Blue over Silver, Yellow only’s age sets him apart from all others. He is at least 28 years old, because he was banded as an adult breeder, which means he was at least 4 in 1991. He may be in his 30s. But a number of other loons that we have marked during the study approach this male in age — and three exceed him in productivity. The female on Upper Kaubashine (“Silver over Yellow, Red over Green”), for example, is 27 years old at a minimum. (Females first breed at no younger than 5 years of age, so her estimated minimum age is one year older than if she were a male.) She can boast having bred with four different partners on four different lakes, spanning two counties. The 25+ year-old Townline male, “Silver over Red, Orange over Green”, is unrivaled in terms of stick-to-itiveness, as he has held the Townline territory since at least 1994 — and still owns it. He has reared 16 chicks to fledging during his tenure, if we throw in the two from this year. Only two loons have raised more young: the current Oneida-West female (19 fledglings and counting on Oneida-East and Oneida-West) and the former Hancock male (17 fledglings from 1993 to 2009).

Although it is fun to gawk at the age and breeding success of certain star individuals, my quick analysis of the study’s oldest loons reinforces another point that I have made before — and one with substantial scientific importance: females are the ones that generally live to a ripe old age in loons.

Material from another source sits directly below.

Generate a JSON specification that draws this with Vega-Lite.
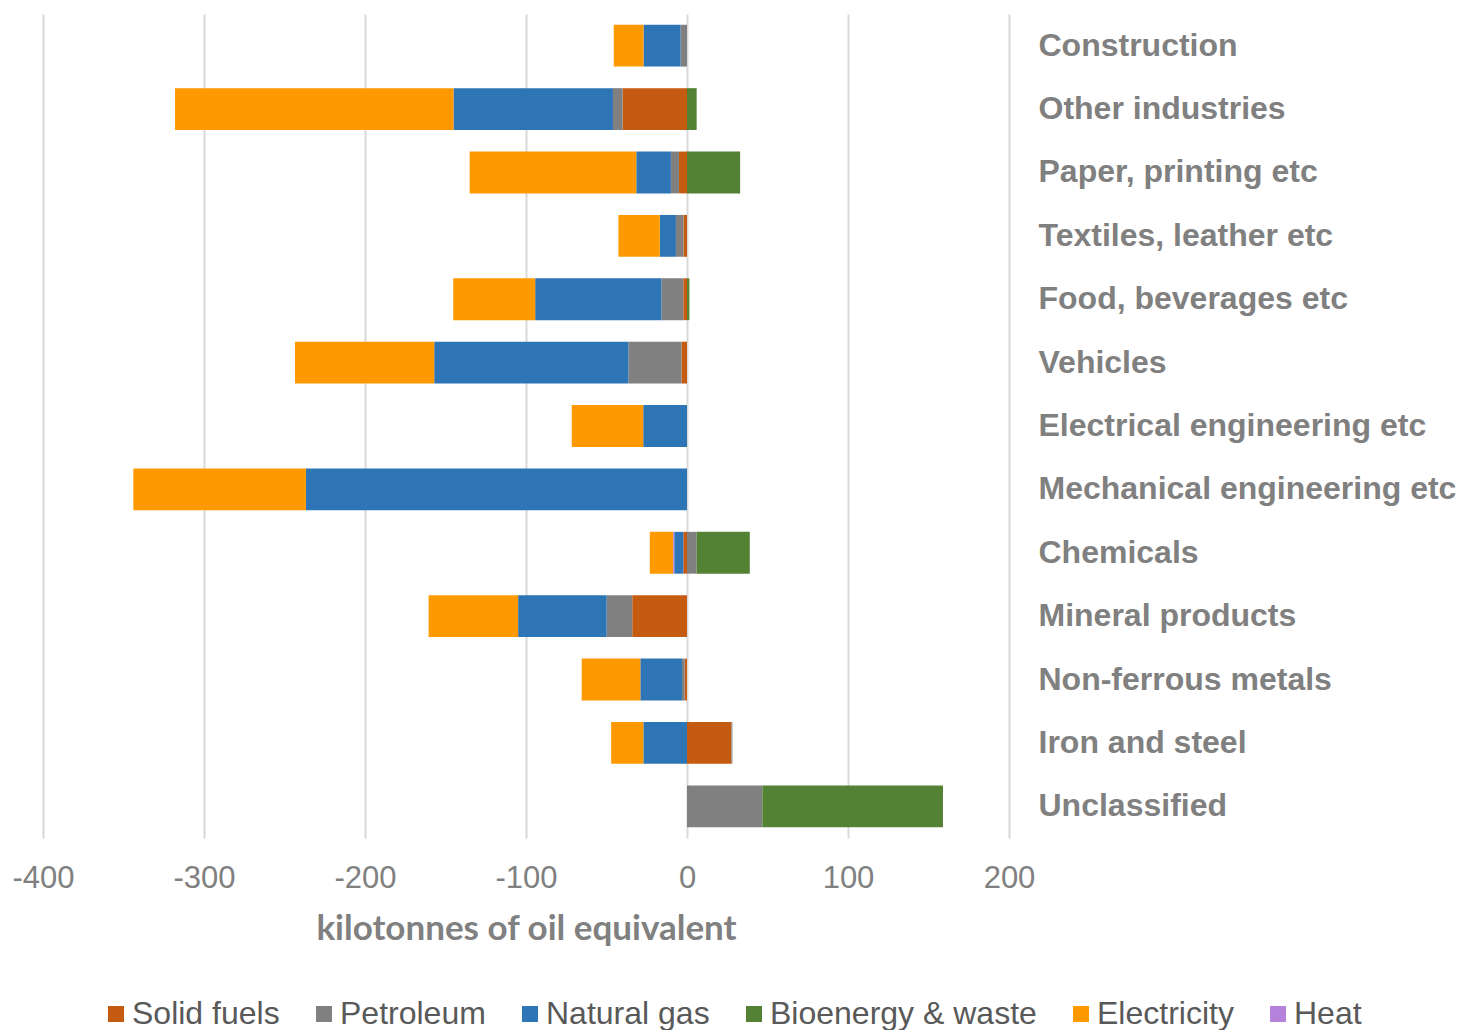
{
  "$schema": "https://vega.github.io/schema/vega-lite/v6.json",
  "width": 966,
  "height": 824,
  "autosize": {"type": "none"},
  "padding": {"left": 43, "top": 14, "right": 452, "bottom": 192},
  "background": "white",
  "config": {"view": {"stroke": null}, "font": "Liberation Sans"},
  "data": {
    "values": [
      {"industry": "Construction", "fuel": "Petroleum", "value": -4},
      {"industry": "Construction", "fuel": "Natural gas", "value": -23},
      {"industry": "Construction", "fuel": "Electricity", "value": -18.5},
      {"industry": "Other industries", "fuel": "Solid fuels", "value": -40},
      {"industry": "Other industries", "fuel": "Petroleum", "value": -6},
      {"industry": "Other industries", "fuel": "Natural gas", "value": -99},
      {"industry": "Other industries", "fuel": "Bioenergy & waste", "value": 6},
      {"industry": "Other industries", "fuel": "Electricity", "value": -173},
      {"industry": "Paper, printing etc", "fuel": "Solid fuels", "value": -5},
      {"industry": "Paper, printing etc", "fuel": "Petroleum", "value": -5},
      {"industry": "Paper, printing etc", "fuel": "Natural gas", "value": -21.5},
      {"industry": "Paper, printing etc", "fuel": "Bioenergy & waste", "value": 33},
      {"industry": "Paper, printing etc", "fuel": "Electricity", "value": -103.5},
      {"industry": "Textiles, leather etc", "fuel": "Solid fuels", "value": -2.2},
      {"industry": "Textiles, leather etc", "fuel": "Petroleum", "value": -4.7},
      {"industry": "Textiles, leather etc", "fuel": "Natural gas", "value": -10},
      {"industry": "Textiles, leather etc", "fuel": "Electricity", "value": -25.7},
      {"industry": "Food, beverages etc", "fuel": "Solid fuels", "value": -2.3},
      {"industry": "Food, beverages etc", "fuel": "Petroleum", "value": -13.6},
      {"industry": "Food, beverages etc", "fuel": "Natural gas", "value": -78.4},
      {"industry": "Food, beverages etc", "fuel": "Bioenergy & waste", "value": 1.5},
      {"industry": "Food, beverages etc", "fuel": "Electricity", "value": -50.9},
      {"industry": "Vehicles", "fuel": "Solid fuels", "value": -3.4},
      {"industry": "Vehicles", "fuel": "Petroleum", "value": -33},
      {"industry": "Vehicles", "fuel": "Natural gas", "value": -120.6},
      {"industry": "Vehicles", "fuel": "Electricity", "value": -86.5},
      {"industry": "Electrical engineering etc", "fuel": "Natural gas", "value": -27.2},
      {"industry": "Electrical engineering etc", "fuel": "Electricity", "value": -44.4},
      {"industry": "Mechanical engineering etc", "fuel": "Natural gas", "value": -236.7},
      {"industry": "Mechanical engineering etc", "fuel": "Electricity", "value": -107.2},
      {"industry": "Chemicals", "fuel": "Solid fuels", "value": -2.3},
      {"industry": "Chemicals", "fuel": "Petroleum", "value": 6},
      {"industry": "Chemicals", "fuel": "Natural gas", "value": -5.6},
      {"industry": "Chemicals", "fuel": "Bioenergy & waste", "value": 33},
      {"industry": "Chemicals", "fuel": "Electricity", "value": -14.5},
      {"industry": "Chemicals", "fuel": "Heat", "value": -0.7},
      {"industry": "Mineral products", "fuel": "Solid fuels", "value": -34},
      {"industry": "Mineral products", "fuel": "Petroleum", "value": -15.9},
      {"industry": "Mineral products", "fuel": "Natural gas", "value": -55},
      {"industry": "Mineral products", "fuel": "Electricity", "value": -55.6},
      {"industry": "Non-ferrous metals", "fuel": "Solid fuels", "value": -1.4},
      {"industry": "Non-ferrous metals", "fuel": "Petroleum", "value": -1.7},
      {"industry": "Non-ferrous metals", "fuel": "Natural gas", "value": -25.9},
      {"industry": "Non-ferrous metals", "fuel": "Electricity", "value": -36.4},
      {"industry": "Iron and steel", "fuel": "Solid fuels", "value": 27.6},
      {"industry": "Iron and steel", "fuel": "Petroleum", "value": 0.6},
      {"industry": "Iron and steel", "fuel": "Natural gas", "value": -27.1},
      {"industry": "Iron and steel", "fuel": "Electricity", "value": -20},
      {"industry": "Unclassified", "fuel": "Petroleum", "value": 46.8},
      {"industry": "Unclassified", "fuel": "Bioenergy & waste", "value": 112.2}
    ]
  },
  "mark": {"type": "bar"},
  "encoding": {
    "y": {
      "field": "industry",
      "type": "nominal",
      "sort": [
        "Construction",
        "Other industries",
        "Paper, printing etc",
        "Textiles, leather etc",
        "Food, beverages etc",
        "Vehicles",
        "Electrical engineering etc",
        "Mechanical engineering etc",
        "Chemicals",
        "Mineral products",
        "Non-ferrous metals",
        "Iron and steel",
        "Unclassified"
      ],
      "scale": {"paddingInner": 0.34, "paddingOuter": 0.17},
      "axis": {
        "orient": "right",
        "title": null,
        "domain": false,
        "ticks": false,
        "labelAlign": "left",
        "labelPadding": 29,
        "labelFont": "Liberation Sans",
        "labelFontWeight": "bold",
        "labelFontSize": 32,
        "labelColor": "#808080",
        "labelLimit": 0
      }
    },
    "x": {
      "field": "value",
      "type": "quantitative",
      "stack": "zero",
      "scale": {"domain": [-400, 200], "nice": false},
      "axis": {
        "values": [-400, -300, -200, -100, 0, 100, 200],
        "labelExpr": "'' + datum.value",
        "labelFlush": false,
        "title": "kilotonnes of oil equivalent",
        "domain": false,
        "ticks": false,
        "gridColor": "#d9d9d9",
        "gridWidth": 2,
        "labelFont": "Liberation Sans",
        "labelFontSize": 31,
        "labelColor": "#808080",
        "labelPadding": 25,
        "titleFont": "Lato",
        "titleFontSize": 35,
        "titleFontWeight": "bold",
        "titleColor": "#808080",
        "titlePadding": 18
      }
    },
    "order": {"field": "fuel", "sort": "descending"},
    "color": {
      "field": "fuel",
      "type": "nominal",
      "sort": ["Solid fuels", "Petroleum", "Natural gas", "Bioenergy & waste", "Electricity", "Heat"],
      "scale": {
        "domain": ["Solid fuels", "Petroleum", "Natural gas", "Bioenergy & waste", "Electricity", "Heat"],
        "range": ["#c55a11", "#808080", "#2e75b6", "#548235", "#ff9900", "#b482da"]
      },
      "legend": {
        "orient": "none",
        "legendX": 57,
        "legendY": 984,
        "direction": "horizontal",
        "title": null,
        "symbolType": "square",
        "symbolSize": 256,
        "symbolStrokeWidth": 0,
        "symbolOpacity": 1,
        "labelFont": "Liberation Sans",
        "labelFontSize": 32,
        "labelColor": "#595959",
        "labelOffset": 0,
        "labelLimit": 0,
        "columnPadding": 28
      }
    }
  }
}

The reason(s) for this gender disparity are becoming clear. Males seem doomed to die young because of their participation in dangerous battles, and perhaps also their unfortunate proclivity for attacking fishing lures and baits. Inspection of the table above certainly makes one wonder whether males should rethink their high-risk approach to both territory acquisition and foraging. Then again, maybe there are compensating benefits that offset the costs.